Ah. Now I got it. As much as Jackson needs this meeting to go his way, and as hopeful as he is about it, deep down inside he already fears (knows?) that no, he probably will not emerge from the meeting victorious. Which, in fact, he won’t.

Which gives me my first line:

Jackson Hill looked like a man waiting to see the executioner.

Ahhh.

This emergence, this sudden burst of existence, this explosion of an entirely new personage popping up out of a freshly cracked-open shell, sends chills up and down my spine. I think, “So this is why novelists write.”

Here’s the startling thing about this: All at once, Jackson is real. I don’t mean he’s a flesh-and-bones person who has breathes oxygen and bleeds red blood. He’s an invention on paper (I’ve scribbled him just now on a blank pad), composed of words. I know that. But still: he’s real.

Jackson is just like you.

You are the central character of a story that you are making up.

And that’s what you and I have in common. We’re making this up.

If you think you’re not writing your life, that your life is “just happening,” then think again. Your life is not simply a series of chemical reactions. It’s a creation. It’s something you are inventing, conjuring up out of whole cloth. Out of thin air.

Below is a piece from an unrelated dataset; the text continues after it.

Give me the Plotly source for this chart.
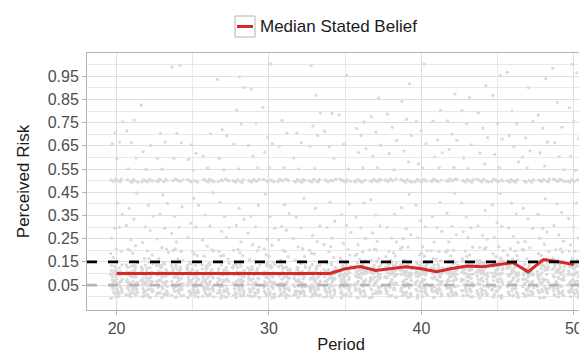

My favorite novel, Kate Atkinson’s Behind the Scenes at the Museum, opens with a two-word sentence that blurts itself out the moment her character, Ruby Lenox, is conceived:

I exist!

And so she does. My character’s debut is not quite as dramatic, but it gets the job done. Of course, it’s only eleven words. I’ve got something like 23,899 to go, for a book that won’t see daylight until a year from now.

Yet writing that sentence made me feel incredibly alive.

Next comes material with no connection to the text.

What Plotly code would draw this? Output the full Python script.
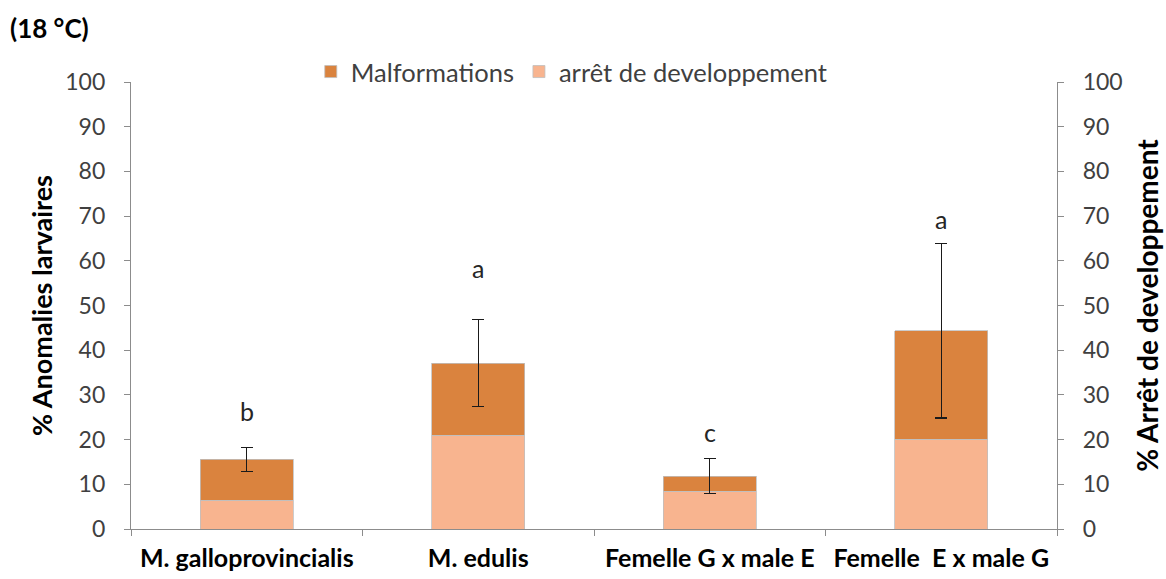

Why? I think, because it reminded me of who I am and what I do. I make up my life. Invent it out of thin air.

Just like you do.

2 Comments

  1. Carol Montgomery

    When you are ready to write someone’s extraordinary story (and when he’s ready to have it written), I have the very guy for you. I’ve already told him I have a ‘ghost writer’ – if that isn’t an insult – who will tell his story wonderfully. I believe he is changing the world.

    Love to you and Ana.

    Reply
    • John David Mann

      Hey Carol – no insult at all, though my dance card is awfully full these days; shoot me an email about this and, as we say in my home state of New Jersey, wi’ll tawk.